Number of cycles of length 4 in the n-cube? How would I do this problem? I know that I have to consider pair of strings that differ in exactly 2 positions, but I am stuck beyond this. 
 A: Let $G=(V,E)$, where $V=\{0,1\}^n$, and $E=\{(a,b)\in V\times V:a\text{ and }b \text{ differ in only one place}\}$. How to construct cycle of length $4$? Pick any vertex $v=v_1$, change any digit, let's say $i$-th, obtaining $v_2$. Then change any other digit ($j$-th) to get $v_3$, and return to $v_1$ using the only remaining path (changing $i$-th digit to get $v_4$, and then $j$-th). There are $2^n$ vertices and we have $n(n-1)$ ways to choose $i$ and $j$, so there are $$2^nn(n-1)$$ such cycles. If we identify cycles such as $(v_1,v_2,v_3,v_1)$ and $(v_2,v_3,v_1,v_2)$, then we are counting each $4$ times, and there are $$2^{n-2}n(n-1)$$ such cycles. Also if we identify cycles going in opposite directions, then we count each twice yielding $$2^{n-3}n(n-1)$$ unique cycles.

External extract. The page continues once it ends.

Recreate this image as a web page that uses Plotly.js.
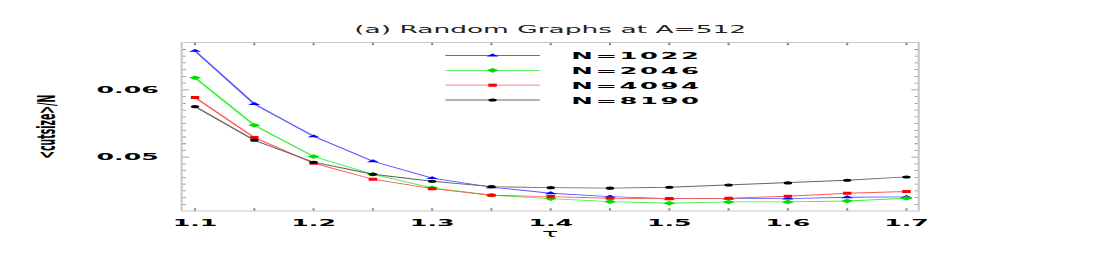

A: We use induction on $n$. For $n=1$ the claim is obviously true. Now suppose the claim holds for all hypercubes of dimension $k \leq n$ and consider the hypercube $Q_{n+1}.$ We can naturally split the cube into two smaller cubes $Q_n^0,Q_n^1.$ There are three types of $4$-cycles in $Q_{n+1}.$ Those in $Q_n^{0}$ and $Q_n^1$ and those having some edges in $Q_n^{0}$ and some edges in $Q_{n}^1.$ The later $4$-cycles are obtained by taking an edge in $Q_{n}^0$ the copy of this edge in $Q_{n}^1$ and the incident edges. Hence there is a unique such a cycle for any edge in $Q_{n}^0.$ Using the induction hypothesis we thus have a total of $$ 2\cdot (n-1)n2^{n-3} + 2^{n-1}n = (n-1)n2^{n-2}+2^{n-1}n = 2^{n-2}n(n+1) $$ as desired.